Origine et usage :
Cette expression a été utilisée par le ministre chinois des Affaires étrangères Wang Yi dans un discours lors de la cérémonie d’ouverture du premier Forum des droits de l’homme Sud-Sud à Pékin en 2017, auquel ont participé des représentant·e·s de plus de 50 pays du monde. Wang Yi a déclaré que l’expérience chinoise avait démontré que les droits humains pouvaient être protégés « de plus d’une manière » et a appelé les pays à « trouver leurs propres modèles de protection des droits humains » qui tiennent compte de « leurs conditions nationales et des besoins des personnes », ce qui ne peut être qualifié que de réveil de la Déclaration de Bangkok.
« Le facteur clef contribuant à la remarquable réussite de la Chine dans le domaine des droits humains est son ferme engagement envers une voie de développement des droits de l’homme aux caractéristiques chinoises », a déclaré Wang Yi. Il a utilisé le même discours pour pousser les pays en développement à protéger les droits humains de leur propre manière et à apprendre de l’expérience de la Chine pour renforcer leurs voix dans le système de gouvernance mondial des droits humains.

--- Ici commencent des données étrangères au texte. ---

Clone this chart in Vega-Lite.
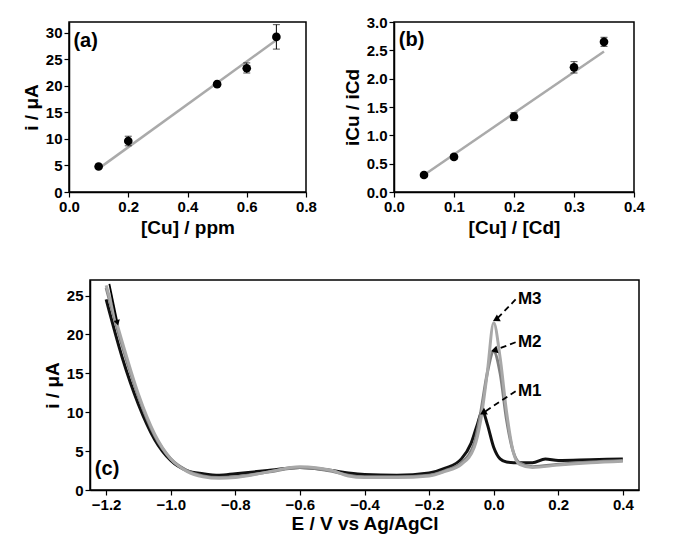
{
  "$schema": "https://vega.github.io/schema/vega-lite/v6.json",
  "background": "white",
  "padding": {"left": 21, "top": 14, "right": 8, "bottom": 4},
  "config": {
    "font": "Liberation Sans",
    "view": {"stroke": "black", "strokeWidth": 1.5},
    "axis": {"grid": false, "domainColor": "black", "tickColor": "black", "labelColor": "black", "titleColor": "black",
      "labelFont": "Liberation Sans", "titleFont": "Liberation Sans", "labelFontWeight": "bold", "titleFontWeight": "bold",
      "labelFontSize": 15, "titleFontSize": 19, "domainWidth": 1.5, "tickWidth": 1.2, "tickSize": 5, "labelFlush": false}
  },
  "datasets": {
    "a": [
      {"x": 0.1, "y": 4.8, "lo": 4.5, "hi": 5.1},
      {"x": 0.2, "y": 9.6, "lo": 8.7, "hi": 10.5},
      {"x": 0.5, "y": 20.3, "lo": 20.0, "hi": 20.6},
      {"x": 0.6, "y": 23.3, "lo": 22.4, "hi": 24.3},
      {"x": 0.7, "y": 29.2, "lo": 26.9, "hi": 31.5}
    ],
    "afit": [{"x": 0.1, "y": 4.4}, {"x": 0.7, "y": 28.6}],
    "b": [
      {"x": 0.05, "y": 0.3, "lo": 0.27, "hi": 0.33},
      {"x": 0.1, "y": 0.62, "lo": 0.58, "hi": 0.66},
      {"x": 0.2, "y": 1.33, "lo": 1.26, "hi": 1.4},
      {"x": 0.3, "y": 2.2, "lo": 2.1, "hi": 2.3},
      {"x": 0.35, "y": 2.65, "lo": 2.57, "hi": 2.73}
    ],
    "bfit": [{"x": 0.05, "y": 0.3}, {"x": 0.35, "y": 2.48}],
    "c": [
      {"s": "M1", "x": -1.2, "y": 24.5}, {"s": "M1", "x": -1.15, "y": 17}, {"s": "M1", "x": -1.1, "y": 11}, {"s": "M1", "x": -1.05, "y": 6.5},
      {"s": "M1", "x": -1.0, "y": 3.8}, {"s": "M1", "x": -0.95, "y": 2.5}, {"s": "M1", "x": -0.9, "y": 2.1}, {"s": "M1", "x": -0.85, "y": 1.9},
      {"s": "M1", "x": -0.8, "y": 2.1}, {"s": "M1", "x": -0.7, "y": 2.5}, {"s": "M1", "x": -0.6, "y": 2.9}, {"s": "M1", "x": -0.5, "y": 2.5},
      {"s": "M1", "x": -0.45, "y": 2.2}, {"s": "M1", "x": -0.4, "y": 2.0}, {"s": "M1", "x": -0.3, "y": 1.9}, {"s": "M1", "x": -0.2, "y": 2.2},
      {"s": "M1", "x": -0.15, "y": 2.8}, {"s": "M1", "x": -0.1, "y": 4.0}, {"s": "M1", "x": -0.07, "y": 6}, {"s": "M1", "x": -0.05, "y": 8.5},
      {"s": "M1", "x": -0.035, "y": 10.2}, {"s": "M1", "x": -0.02, "y": 8.5}, {"s": "M1", "x": 0.0, "y": 5.5}, {"s": "M1", "x": 0.02, "y": 4.0},
      {"s": "M1", "x": 0.04, "y": 3.6}, {"s": "M1", "x": 0.08, "y": 3.5}, {"s": "M1", "x": 0.12, "y": 3.5}, {"s": "M1", "x": 0.16, "y": 4.0},
      {"s": "M1", "x": 0.2, "y": 3.8}, {"s": "M1", "x": 0.3, "y": 3.9}, {"s": "M1", "x": 0.4, "y": 4.0},
      {"s": "M2", "x": -1.2, "y": 26}, {"s": "M2", "x": -1.15, "y": 18.5}, {"s": "M2", "x": -1.1, "y": 12}, {"s": "M2", "x": -1.05, "y": 7},
      {"s": "M2", "x": -1.0, "y": 4.0}, {"s": "M2", "x": -0.95, "y": 2.5}, {"s": "M2", "x": -0.9, "y": 1.8}, {"s": "M2", "x": -0.85, "y": 1.6},
      {"s": "M2", "x": -0.8, "y": 1.7}, {"s": "M2", "x": -0.7, "y": 2.3}, {"s": "M2", "x": -0.6, "y": 2.9}, {"s": "M2", "x": -0.5, "y": 2.4},
      {"s": "M2", "x": -0.45, "y": 1.9}, {"s": "M2", "x": -0.4, "y": 1.7}, {"s": "M2", "x": -0.3, "y": 1.7}, {"s": "M2", "x": -0.2, "y": 1.9},
      {"s": "M2", "x": -0.15, "y": 2.5}, {"s": "M2", "x": -0.1, "y": 3.5}, {"s": "M2", "x": -0.06, "y": 6}, {"s": "M2", "x": -0.04, "y": 10},
      {"s": "M2", "x": -0.02, "y": 15}, {"s": "M2", "x": 0.0, "y": 17.8}, {"s": "M2", "x": 0.02, "y": 15}, {"s": "M2", "x": 0.04, "y": 9},
      {"s": "M2", "x": 0.06, "y": 5}, {"s": "M2", "x": 0.08, "y": 3.5}, {"s": "M2", "x": 0.12, "y": 3.0}, {"s": "M2", "x": 0.2, "y": 3.3},
      {"s": "M2", "x": 0.3, "y": 3.6}, {"s": "M2", "x": 0.4, "y": 3.8},
      {"s": "M3", "x": -1.2, "y": 26.3}, {"s": "M3", "x": -1.15, "y": 19}, {"s": "M3", "x": -1.1, "y": 12.3}, {"s": "M3", "x": -1.05, "y": 7.2},
      {"s": "M3", "x": -1.0, "y": 4.0}, {"s": "M3", "x": -0.95, "y": 2.4}, {"s": "M3", "x": -0.9, "y": 1.7}, {"s": "M3", "x": -0.85, "y": 1.5},
      {"s": "M3", "x": -0.8, "y": 1.6}, {"s": "M3", "x": -0.7, "y": 2.3}, {"s": "M3", "x": -0.6, "y": 3.0}, {"s": "M3", "x": -0.5, "y": 2.5},
      {"s": "M3", "x": -0.45, "y": 1.8}, {"s": "M3", "x": -0.4, "y": 1.6}, {"s": "M3", "x": -0.3, "y": 1.6}, {"s": "M3", "x": -0.2, "y": 1.8},
      {"s": "M3", "x": -0.15, "y": 2.4}, {"s": "M3", "x": -0.1, "y": 3.3}, {"s": "M3", "x": -0.06, "y": 5.5}, {"s": "M3", "x": -0.04, "y": 9},
      {"s": "M3", "x": -0.02, "y": 15}, {"s": "M3", "x": 0.0, "y": 21.5}, {"s": "M3", "x": 0.02, "y": 17}, {"s": "M3", "x": 0.04, "y": 10},
      {"s": "M3", "x": 0.06, "y": 5}, {"s": "M3", "x": 0.08, "y": 3.3}, {"s": "M3", "x": 0.12, "y": 2.9}, {"s": "M3", "x": 0.2, "y": 3.2},
      {"s": "M3", "x": 0.3, "y": 3.5}, {"s": "M3", "x": 0.4, "y": 3.7}
    ],
    "ann": [
      {"s": "M3", "tx": 0.075, "ty": 24.5, "x1": 0.068, "y1": 24.5, "x2": 0.01, "y2": 22.0, "ang": 240},
      {"s": "M2", "tx": 0.075, "ty": 19.0, "x1": 0.068, "y1": 19.0, "x2": 0.005, "y2": 18.0, "ang": 255},
      {"s": "M1", "tx": 0.075, "ty": 12.7, "x1": 0.068, "y1": 12.7, "x2": -0.03, "y2": 10.0, "ang": 240}
    ],
    "arrow": [{"x1": -1.19, "y1": 26.5, "x2": -1.165, "y2": 21.5}]
  },
  "vconcat": [
    {
      "hconcat": [
        {
          "width": 237, "height": 170,
          "encoding": {
            "x": {"field": "x", "type": "quantitative", "scale": {"domain": [0, 0.8]}, "axis": {"values": [0, 0.2, 0.4, 0.6, 0.8], "format": ".1f"}, "title": "[Cu] / ppm"},
            "y": {"field": "y", "type": "quantitative", "scale": {"domain": [0, 32]}, "axis": {"values": [0, 5, 10, 15, 20, 25, 30]}, "title": "i / μA"}
          },
          "layer": [
            {"data": {"name": "afit"}, "mark": {"type": "line", "color": "#aaaaaa", "strokeWidth": 2.5}},
            {"data": {"name": "a"}, "mark": {"type": "rule", "color": "black"},
             "encoding": {"y": {"field": "lo", "type": "quantitative", "axis": {"values": [0, 5, 10, 15, 20, 25, 30]}, "title": "i / μA"}, "y2": {"field": "hi"}}},
            {"data": {"name": "a"}, "mark": {"type": "tick", "color": "black", "orient": "horizontal", "size": 7, "thickness": 1},
             "encoding": {"y": {"field": "hi", "type": "quantitative", "axis": {"values": [0, 5, 10, 15, 20, 25, 30]}, "title": "i / μA"}}},
            {"data": {"name": "a"}, "mark": {"type": "tick", "color": "black", "orient": "horizontal", "size": 7, "thickness": 1},
             "encoding": {"y": {"field": "lo", "type": "quantitative", "axis": {"values": [0, 5, 10, 15, 20, 25, 30]}, "title": "i / μA"}}},
            {"data": {"name": "a"}, "mark": {"type": "point", "filled": true, "color": "black", "size": 75, "opacity": 1}},
            {"data": {"values": [{"x": 0.015, "y": 28.5, "t": "(a)"}]}, "mark": {"type": "text", "align": "left", "fontSize": 20, "fontWeight": "bold", "color": "black"},
             "encoding": {"text": {"field": "t"}}}
          ]
        },
        {
          "width": 240, "height": 170,
          "encoding": {
            "x": {"field": "x", "type": "quantitative", "scale": {"domain": [0, 0.4]}, "axis": {"values": [0, 0.1, 0.2, 0.3, 0.4], "format": ".1f"}, "title": "[Cu] / [Cd]"},
            "y": {"field": "y", "type": "quantitative", "scale": {"domain": [0, 3]}, "axis": {"values": [0, 0.5, 1, 1.5, 2, 2.5, 3], "format": ".1f"}, "title": "iCu / iCd"}
          },
          "layer": [
            {"data": {"name": "bfit"}, "mark": {"type": "line", "color": "#aaaaaa", "strokeWidth": 2.5}},
            {"data": {"name": "b"}, "mark": {"type": "rule", "color": "black"},
             "encoding": {"y": {"field": "lo", "type": "quantitative", "axis": {"values": [0, 0.5, 1, 1.5, 2, 2.5, 3], "format": ".1f"}, "title": "iCu / iCd"}, "y2": {"field": "hi"}}},
            {"data": {"name": "b"}, "mark": {"type": "tick", "color": "black", "orient": "horizontal", "size": 7, "thickness": 1},
             "encoding": {"y": {"field": "hi", "type": "quantitative", "axis": {"values": [0, 0.5, 1, 1.5, 2, 2.5, 3], "format": ".1f"}, "title": "iCu / iCd"}}},
            {"data": {"name": "b"}, "mark": {"type": "tick", "color": "black", "orient": "horizontal", "size": 7, "thickness": 1},
             "encoding": {"y": {"field": "lo", "type": "quantitative", "axis": {"values": [0, 0.5, 1, 1.5, 2, 2.5, 3], "format": ".1f"}, "title": "iCu / iCd"}}},
            {"data": {"name": "b"}, "mark": {"type": "point", "filled": true, "color": "black", "size": 75, "opacity": 1}},
            {"data": {"values": [{"x": 0.008, "y": 2.68, "t": "(b)"}]}, "mark": {"type": "text", "align": "left", "fontSize": 20, "fontWeight": "bold", "color": "black"},
             "encoding": {"text": {"field": "t"}}}
          ]
        }
      ],
      "spacing": 24
    },
    {
      "hconcat": [
        {
          "width": 1, "height": 210, "view": {"stroke": null},
          "data": {"values": [{"t": ""}]},
          "mark": {"type": "text"},
          "encoding": {"text": {"field": "t"}}
        },
        {
          "width": 549, "height": 210,
          "encoding": {
            "x": {"field": "x", "type": "quantitative", "scale": {"domain": [-1.25, 0.45]}, "axis": {"values": [-1.2, -1.0, -0.8, -0.6, -0.4, -0.2, 0, 0.2, 0.4], "format": ".1f", "titlePadding": 2}, "title": "E / V vs Ag/AgCl"},
            "y": {"field": "y", "type": "quantitative", "scale": {"domain": [0, 27]}, "axis": {"values": [0, 5, 10, 15, 20, 25]}, "title": "i / μA"}
          },
          "layer": [
            {"data": {"name": "c"}, "mark": {"type": "line", "strokeWidth": 3, "interpolate": "monotone"},
             "encoding": {"color": {"field": "s", "type": "nominal", "scale": {"domain": ["M1", "M2", "M3"], "range": ["#111111", "#808080", "#a8a8a8"]}, "legend": null},
                          "order": {"field": "s"}}},
            {"data": {"name": "ann"}, "mark": {"type": "rule", "strokeDash": [6, 4], "strokeWidth": 1.8, "color": "black"},
             "encoding": {"x": {"field": "x1", "type": "quantitative"}, "y": {"field": "y1", "type": "quantitative"}, "x2": {"field": "x2"}, "y2": {"field": "y2"}}},
            {"data": {"name": "ann"}, "mark": {"type": "point", "shape": "triangle", "filled": true, "color": "black", "size": 60, "opacity": 1},
             "encoding": {"x": {"field": "x2", "type": "quantitative"}, "y": {"field": "y2", "type": "quantitative"}, "angle": {"field": "ang", "type": "quantitative", "scale": null}}},
            {"data": {"name": "ann"}, "mark": {"type": "text", "align": "left", "fontSize": 17, "fontWeight": "bold", "color": "black"},
             "encoding": {"x": {"field": "tx", "type": "quantitative"}, "y": {"field": "ty", "type": "quantitative"}, "text": {"field": "s"}}},
            {"data": {"name": "arrow"}, "mark": {"type": "rule", "strokeWidth": 1.8, "color": "black"},
             "encoding": {"x": {"field": "x1", "type": "quantitative"}, "y": {"field": "y1", "type": "quantitative"}, "x2": {"field": "x2"}, "y2": {"field": "y2"}}},
            {"data": {"name": "arrow"}, "mark": {"type": "point", "shape": "triangle-down", "filled": true, "color": "black", "size": 40, "opacity": 1, "angle": -15},
             "encoding": {"x": {"field": "x2", "type": "quantitative"}, "y": {"field": "y2", "type": "quantitative"}}},
            {"data": {"values": [{"x": -1.235, "y": 2.7, "t": "(c)"}]}, "mark": {"type": "text", "align": "left", "fontSize": 20, "fontWeight": "bold", "color": "black"},
             "encoding": {"text": {"field": "t"}}}
          ]
        }
      ],
      "spacing": -28
    }
  ],
  "spacing": 40
}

Dans ce contexte, les « droits humains aux caractéristiques chinoises » sont présentés comme des privilèges qu’un État peut accorder ou refuser à ses citoyens, et non pas des droits fondamentaux dont bénéficient toutes les personnes en raison de leur statut d’humain. Ce point de vue a pour conséquence de faire des « droits » quelque chose qui sert en premier lieu l’État, et non pas les personnes. Malgré des dangers inhérents à cette idée, le concept a été intégré à la Déclaration de Beijing adoptée à la fin du forum.
L’expression a depuis été employée dans deux livres blancs chinois : « Progrès des droits de l’homme en 40 ans de réforme et d’ouverture » en 2018 et « À la recherche du bonheur du peuple : 70 ans de progrès des droits de l’homme en Chine » en 2019.
Implications pour les droits humains
Cette idée va à l’encontre de la nature universelle et inaliénable des droits humains en sous-entendant que les droits seront différents en fonction des pays, alors que l’objectif des droits humains internationaux est de fournir une norme internationale pour toutes et tous.
En même temps que la Chine faisait la promotion d’une « voie de développement des droits de l’homme aux caractéristiques chinoises », le pays a été confronté à des critiques internationales en raison de certaines de ses propres actions, notamment sa répression d’avocats spécialistes des droits humains et de militant·e·s de premier plan, sa détention arbitraire d’environ un million, voire plus, de Ouïghour·e·s, de Kazakh·e·s et d’autres personnes principalement musulmanes dans le Xinjiang, et son vote contre une résolution de Conseil des droits de l’homme de l’ONU condamnant les violations graves et systématiques des droits humains au Myanmar, particulièrement contre les Rohingyas dans l’État d’Arakan.
De plus, la Chine a renforcé son recours à la censure et à la surveillance, et, plus inquiétant encore, elle a persuadé des entreprises technologiques et des plateformes de réseaux sociaux de se plier à ses demandes. En 2020, la plateforme de téléconférence Zoom a révélé qu’elle avait suspendu, à la demande des autorités chinoises, les comptes de militant·e·s des droits humains basés hors de Chine, et a laissé entendre qu’elle bloquerait à l’avenir toute réunion virtuelle jugée « illégale » par le gouvernement.
Tout cela laisse entrevoir une « voie de développement des droits de l’homme aux caractéristiques chinoises » qui est entachée de violations des droits humains.